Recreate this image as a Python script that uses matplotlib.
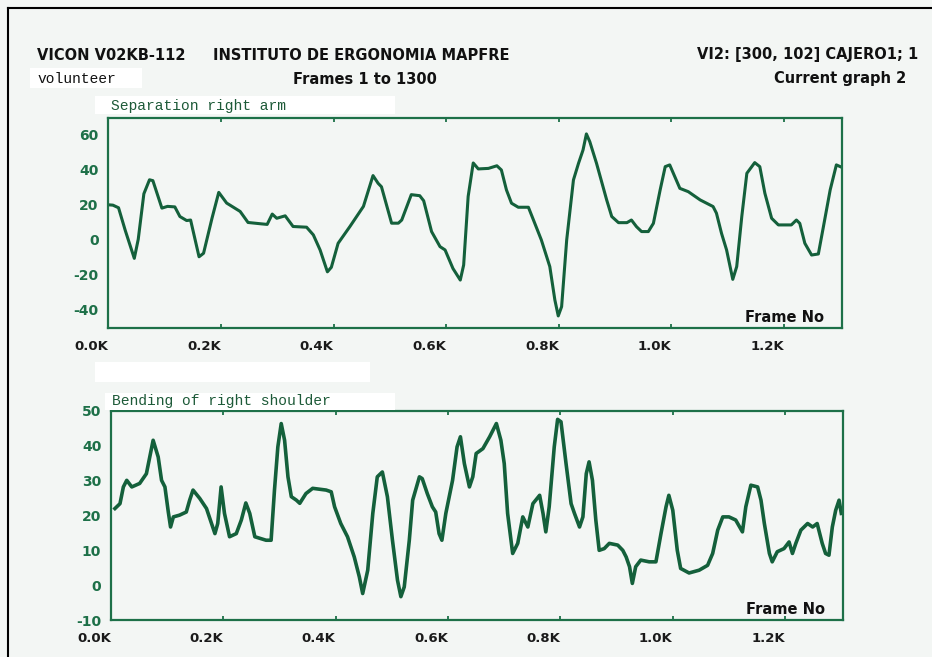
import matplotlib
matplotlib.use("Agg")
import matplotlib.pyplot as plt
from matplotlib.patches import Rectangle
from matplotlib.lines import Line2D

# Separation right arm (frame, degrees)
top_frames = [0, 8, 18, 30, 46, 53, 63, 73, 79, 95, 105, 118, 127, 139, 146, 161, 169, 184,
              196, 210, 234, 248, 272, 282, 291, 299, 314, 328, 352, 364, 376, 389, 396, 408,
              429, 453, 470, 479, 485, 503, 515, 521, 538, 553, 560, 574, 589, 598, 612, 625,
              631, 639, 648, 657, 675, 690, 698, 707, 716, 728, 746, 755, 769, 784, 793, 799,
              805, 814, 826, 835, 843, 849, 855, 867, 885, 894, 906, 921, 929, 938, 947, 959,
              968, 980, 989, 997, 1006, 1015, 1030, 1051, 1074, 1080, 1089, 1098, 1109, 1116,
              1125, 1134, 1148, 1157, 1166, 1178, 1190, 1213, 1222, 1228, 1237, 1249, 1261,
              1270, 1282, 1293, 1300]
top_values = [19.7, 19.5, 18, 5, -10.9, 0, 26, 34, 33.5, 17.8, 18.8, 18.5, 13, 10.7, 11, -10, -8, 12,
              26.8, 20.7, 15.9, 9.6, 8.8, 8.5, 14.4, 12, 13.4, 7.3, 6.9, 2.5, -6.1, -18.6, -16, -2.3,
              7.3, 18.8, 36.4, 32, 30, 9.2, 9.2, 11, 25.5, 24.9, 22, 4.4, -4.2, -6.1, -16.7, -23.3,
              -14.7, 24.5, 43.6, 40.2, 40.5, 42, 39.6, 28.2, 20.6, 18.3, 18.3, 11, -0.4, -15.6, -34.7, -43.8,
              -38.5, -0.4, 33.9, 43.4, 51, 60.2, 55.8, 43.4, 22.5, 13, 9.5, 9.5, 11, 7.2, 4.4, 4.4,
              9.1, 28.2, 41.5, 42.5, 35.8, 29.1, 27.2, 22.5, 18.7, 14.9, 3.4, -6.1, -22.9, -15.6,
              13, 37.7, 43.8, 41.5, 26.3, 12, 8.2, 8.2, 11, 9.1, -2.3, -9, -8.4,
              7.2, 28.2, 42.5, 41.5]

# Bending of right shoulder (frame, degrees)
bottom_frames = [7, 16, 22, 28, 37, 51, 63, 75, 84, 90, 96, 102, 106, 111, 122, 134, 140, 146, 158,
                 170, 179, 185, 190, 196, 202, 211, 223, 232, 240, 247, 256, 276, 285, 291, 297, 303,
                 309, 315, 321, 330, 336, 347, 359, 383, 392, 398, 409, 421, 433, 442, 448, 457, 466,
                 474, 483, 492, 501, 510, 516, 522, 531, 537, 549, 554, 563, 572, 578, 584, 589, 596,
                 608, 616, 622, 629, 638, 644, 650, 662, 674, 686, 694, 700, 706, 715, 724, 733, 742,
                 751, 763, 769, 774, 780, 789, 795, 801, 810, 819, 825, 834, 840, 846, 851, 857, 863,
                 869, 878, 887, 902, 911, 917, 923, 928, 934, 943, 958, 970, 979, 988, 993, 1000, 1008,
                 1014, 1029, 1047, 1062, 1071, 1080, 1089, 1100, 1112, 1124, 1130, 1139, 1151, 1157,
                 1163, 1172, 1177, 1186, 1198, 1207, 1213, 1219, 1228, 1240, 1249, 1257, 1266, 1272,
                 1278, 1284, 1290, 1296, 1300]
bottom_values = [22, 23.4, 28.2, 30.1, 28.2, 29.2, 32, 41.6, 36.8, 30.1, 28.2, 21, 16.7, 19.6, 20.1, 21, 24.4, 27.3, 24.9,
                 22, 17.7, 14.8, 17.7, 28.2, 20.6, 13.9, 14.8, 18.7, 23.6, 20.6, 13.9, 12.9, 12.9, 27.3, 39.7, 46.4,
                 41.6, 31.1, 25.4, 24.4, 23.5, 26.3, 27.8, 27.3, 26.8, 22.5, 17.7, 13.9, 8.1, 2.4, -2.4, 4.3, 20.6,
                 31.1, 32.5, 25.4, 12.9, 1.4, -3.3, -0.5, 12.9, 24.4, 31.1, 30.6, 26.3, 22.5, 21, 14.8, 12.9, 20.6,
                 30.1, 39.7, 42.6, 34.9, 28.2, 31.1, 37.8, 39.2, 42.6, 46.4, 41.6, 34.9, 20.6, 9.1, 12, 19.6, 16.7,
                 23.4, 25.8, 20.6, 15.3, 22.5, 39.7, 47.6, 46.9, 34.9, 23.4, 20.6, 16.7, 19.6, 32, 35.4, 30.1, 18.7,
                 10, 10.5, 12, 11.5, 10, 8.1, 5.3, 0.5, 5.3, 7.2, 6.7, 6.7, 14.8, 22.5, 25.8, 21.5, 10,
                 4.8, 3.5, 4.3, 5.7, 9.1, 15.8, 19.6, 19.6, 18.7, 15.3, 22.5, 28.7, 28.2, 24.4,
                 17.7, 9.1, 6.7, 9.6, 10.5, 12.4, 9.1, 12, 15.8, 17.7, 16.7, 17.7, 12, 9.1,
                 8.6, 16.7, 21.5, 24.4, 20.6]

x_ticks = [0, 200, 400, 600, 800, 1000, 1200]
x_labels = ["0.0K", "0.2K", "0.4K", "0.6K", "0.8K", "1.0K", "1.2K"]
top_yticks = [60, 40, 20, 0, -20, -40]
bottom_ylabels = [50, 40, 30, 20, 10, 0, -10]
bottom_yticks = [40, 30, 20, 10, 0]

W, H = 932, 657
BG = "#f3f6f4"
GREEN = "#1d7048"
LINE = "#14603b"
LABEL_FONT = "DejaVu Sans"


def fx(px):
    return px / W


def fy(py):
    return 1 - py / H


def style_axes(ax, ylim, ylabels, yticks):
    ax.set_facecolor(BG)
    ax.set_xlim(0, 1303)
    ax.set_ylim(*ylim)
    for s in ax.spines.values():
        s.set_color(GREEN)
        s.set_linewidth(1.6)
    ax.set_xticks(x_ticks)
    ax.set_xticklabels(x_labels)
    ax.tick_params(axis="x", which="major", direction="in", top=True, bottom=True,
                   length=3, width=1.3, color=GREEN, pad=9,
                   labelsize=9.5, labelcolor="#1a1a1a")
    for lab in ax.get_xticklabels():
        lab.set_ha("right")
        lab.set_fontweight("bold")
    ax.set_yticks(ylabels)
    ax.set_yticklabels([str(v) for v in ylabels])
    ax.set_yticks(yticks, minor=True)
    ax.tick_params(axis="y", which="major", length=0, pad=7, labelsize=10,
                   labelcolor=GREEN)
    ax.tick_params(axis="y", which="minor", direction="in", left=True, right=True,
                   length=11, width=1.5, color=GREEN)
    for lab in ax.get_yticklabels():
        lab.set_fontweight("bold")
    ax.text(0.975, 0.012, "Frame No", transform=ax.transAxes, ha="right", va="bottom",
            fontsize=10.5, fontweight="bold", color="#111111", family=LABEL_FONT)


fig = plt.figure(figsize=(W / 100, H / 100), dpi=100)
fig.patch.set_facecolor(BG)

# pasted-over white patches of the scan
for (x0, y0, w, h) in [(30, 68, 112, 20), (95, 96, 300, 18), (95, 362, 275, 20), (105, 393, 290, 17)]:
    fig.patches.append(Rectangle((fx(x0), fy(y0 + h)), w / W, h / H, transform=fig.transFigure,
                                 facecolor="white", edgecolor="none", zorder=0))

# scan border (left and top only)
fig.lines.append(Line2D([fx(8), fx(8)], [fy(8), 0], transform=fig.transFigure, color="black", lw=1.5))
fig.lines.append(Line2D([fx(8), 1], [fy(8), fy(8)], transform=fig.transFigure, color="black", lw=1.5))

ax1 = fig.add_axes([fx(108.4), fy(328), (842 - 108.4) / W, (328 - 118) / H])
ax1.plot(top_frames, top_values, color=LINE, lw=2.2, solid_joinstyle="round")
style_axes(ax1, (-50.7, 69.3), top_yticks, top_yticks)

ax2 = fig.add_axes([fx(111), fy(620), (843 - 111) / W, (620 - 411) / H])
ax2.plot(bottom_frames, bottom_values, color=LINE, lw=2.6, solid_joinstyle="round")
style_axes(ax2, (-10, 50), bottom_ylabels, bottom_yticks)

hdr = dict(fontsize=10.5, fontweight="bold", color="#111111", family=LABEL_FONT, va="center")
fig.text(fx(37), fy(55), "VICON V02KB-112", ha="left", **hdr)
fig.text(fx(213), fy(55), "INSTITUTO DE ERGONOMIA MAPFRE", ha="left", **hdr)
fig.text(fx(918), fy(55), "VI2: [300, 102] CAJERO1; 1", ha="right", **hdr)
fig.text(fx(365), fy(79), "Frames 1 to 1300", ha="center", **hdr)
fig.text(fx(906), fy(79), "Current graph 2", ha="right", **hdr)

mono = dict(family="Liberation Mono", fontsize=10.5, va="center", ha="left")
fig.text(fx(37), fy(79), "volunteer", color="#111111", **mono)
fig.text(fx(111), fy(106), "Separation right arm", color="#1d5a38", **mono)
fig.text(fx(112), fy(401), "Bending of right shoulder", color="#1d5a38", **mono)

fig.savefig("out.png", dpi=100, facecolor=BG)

=-=-=

Your task is to return the lines above, from the first one up to and including the line containing "7.2, 28.2, 42.5, 41.5]", minus any pictures.

Recreate this image as a Python script that uses matplotlib.
import matplotlib
matplotlib.use("Agg")
import matplotlib.pyplot as plt
from matplotlib.patches import Rectangle
from matplotlib.lines import Line2D

# Separation right arm (frame, degrees)
top_frames = [0, 8, 18, 30, 46, 53, 63, 73, 79, 95, 105, 118, 127, 139, 146, 161, 169, 184,
              196, 210, 234, 248, 272, 282, 291, 299, 314, 328, 352, 364, 376, 389, 396, 408,
              429, 453, 470, 479, 485, 503, 515, 521, 538, 553, 560, 574, 589, 598, 612, 625,
              631, 639, 648, 657, 675, 690, 698, 707, 716, 728, 746, 755, 769, 784, 793, 799,
              805, 814, 826, 835, 843, 849, 855, 867, 885, 894, 906, 921, 929, 938, 947, 959,
              968, 980, 989, 997, 1006, 1015, 1030, 1051, 1074, 1080, 1089, 1098, 1109, 1116,
              1125, 1134, 1148, 1157, 1166, 1178, 1190, 1213, 1222, 1228, 1237, 1249, 1261,
              1270, 1282, 1293, 1300]
top_values = [19.7, 19.5, 18, 5, -10.9, 0, 26, 34, 33.5, 17.8, 18.8, 18.5, 13, 10.7, 11, -10, -8, 12,
              26.8, 20.7, 15.9, 9.6, 8.8, 8.5, 14.4, 12, 13.4, 7.3, 6.9, 2.5, -6.1, -18.6, -16, -2.3,
              7.3, 18.8, 36.4, 32, 30, 9.2, 9.2, 11, 25.5, 24.9, 22, 4.4, -4.2, -6.1, -16.7, -23.3,
              -14.7, 24.5, 43.6, 40.2, 40.5, 42, 39.6, 28.2, 20.6, 18.3, 18.3, 11, -0.4, -15.6, -34.7, -43.8,
              -38.5, -0.4, 33.9, 43.4, 51, 60.2, 55.8, 43.4, 22.5, 13, 9.5, 9.5, 11, 7.2, 4.4, 4.4,
              9.1, 28.2, 41.5, 42.5, 35.8, 29.1, 27.2, 22.5, 18.7, 14.9, 3.4, -6.1, -22.9, -15.6,
              13, 37.7, 43.8, 41.5, 26.3, 12, 8.2, 8.2, 11, 9.1, -2.3, -9, -8.4,
              7.2, 28.2, 42.5, 41.5]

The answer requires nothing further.